Desde la cruz, Jesús funda su Iglesia, entrega a su Madre al discípulo amado y al morir entrega el Espíritu Santo, que será derramado en Pascua. “Incluso la cruz queda transfigurada”, ha explicado, “pues desde que Cristo redimió a los hombres en el leño, se ha convertido en objeto de adoración”.
D. Casimiro ha exhortado a los fieles a no ser meros espectadores de la Pasión, sino a reconocernos como sus beneficiarios: “Nuestros pecados personales y estructurales son el origen de los sufrimientos de Cristo. Él sigue padeciendo cuando no acogemos el amor de Dios, cuando nos avergonzamos de ser cristianos o cuando negamos ser sus discípulos”.

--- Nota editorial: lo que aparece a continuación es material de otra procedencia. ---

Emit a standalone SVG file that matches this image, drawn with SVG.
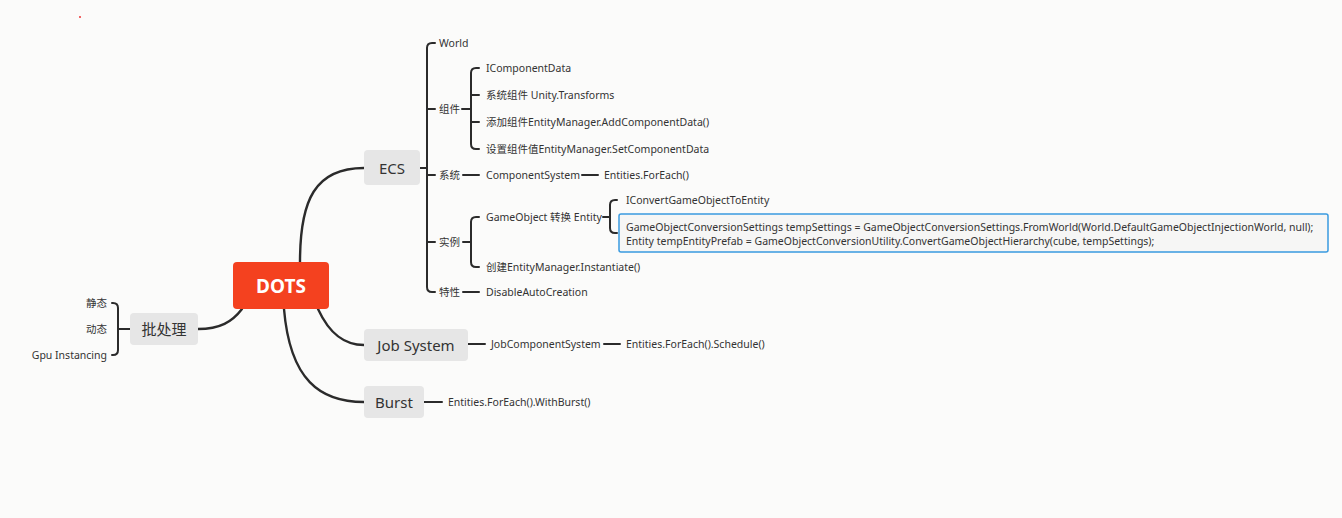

Ha enumerado situaciones concretas de dolor en las que Cristo sufre hoy: desde el abandono de ancianos y enfermos hasta la explotación de niños, la violencia contra las mujeres, el drama de los inmigrantes o el sin sentido que afecta a tantos jóvenes.
En medio de esta realidad, D. Casimiro ha recordado que Cristo también sufre con nosotros y da sentido a nuestras penas. “Sufrió tristeza y angustia para que acudamos a Él cuando la desesperanza se cruce en nuestra vida. Él es nuestra esperanza, nuestra fuerza para no desfallecer”.

La homilía ha concluido con la mirada puesta en María, al pie de la cruz, como modelo de entrega y fe. “Si con Él sufrimos, reinaremos con Él. Si con Él morimos, viviremos con Él”.
Uno de los momentos más significativos fue el rito de adoración de la Santa Cruz, momento en el que el Obispo, seguido por los ministros concelebrantes y los fieles, se acercó a venerarla con un beso, adorando al Redentor que dio su vida por todos.

La celebración culminó con la comunión eucarística, distribuida con sobriedad desde el pan consagrado el día anterior, recordando que este es el único sacramento que la Iglesia administra en este día, junto con la penitencia y la unción de enfermos.



La celebración concluyó con la solemne procesión del santo entierro con la participación de las cofradías de la ciudad.